La Espada que nos dio soberanía e
independencia, fue tomada por Rosas. Y blandida ante los grandes del mundo,
mereciendo el reconocimiento del General San Martín. En su realismo político no
se apropió de los frutos podridos que Moreno, Castelli, Monteagudo y Rivadavia
sembraron en el proceso revolucionario. Éstos no solo llevaron, cada uno en su
momento, un combate contra el Orden, sino que su acción política –fundada en
tan falsos principios-, sembraron en la naciente República el caos y la
anarquía. Y no sólo esto; sino que ante el desorden que ellos introdujeron, al
plantearse disputas externas –como la Guerra con el Imperio del Brasil-, su
ineficiencia –producto de esa desorganización introducida-, buscó “sacar las
papas del fuego”, a través de políticas entreguistas.
El mal fue respondido por caudillos como
Quiroga o Dorrego. La herencia tradicionalista de tan nobles caudillos será
tomada a partir de los años 30, y hasta su caída, por Juan Manuel de Rosas,
motivo que se condice con el bello título que se le otorgó de Restaurador.
[1] Vázquez de Mella. El Tradicionalismo Español. Ideario social y político. Estudio preliminar, selección y notas de Rafael Gambra, 65-66.
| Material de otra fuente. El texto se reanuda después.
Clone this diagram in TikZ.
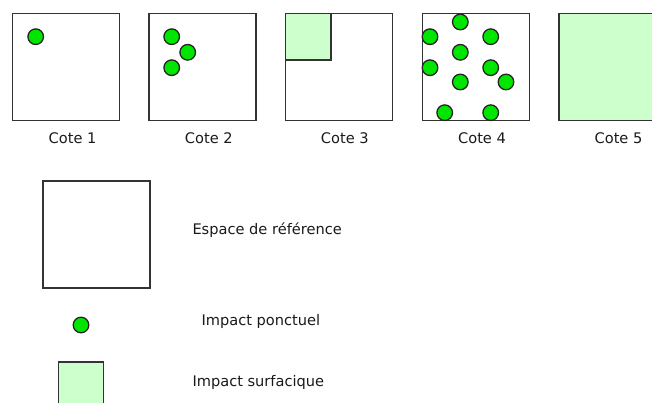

[2] Proceso perfectamente explicado por Enrique Díaz Araujo en los tres tomos de su Mayo revisado, donde demuestra que el inicio del proceso revolucionario fue causado por la crisis del Imperio Español a partir de Bayona –crisis que tenía sus antecedentes, por cierto-. Ante la caída de la Monarquía surge en toda Hispanoamérica el legítimo movimiento autonomista, que las circunstancias convirtieron -después de la vuelta de Fernando VII- en independentista. Lamentablemente, la legítima decisión tomada en 1810 en varios puntos de la América Hispana fue desviado, en muchos casos, por sectores liberales que terminaron llevando el proceso hacia el caos y la anarquía.
[3] Genta, Jordan B. La Masonería en la Historia Argentina, 6-7.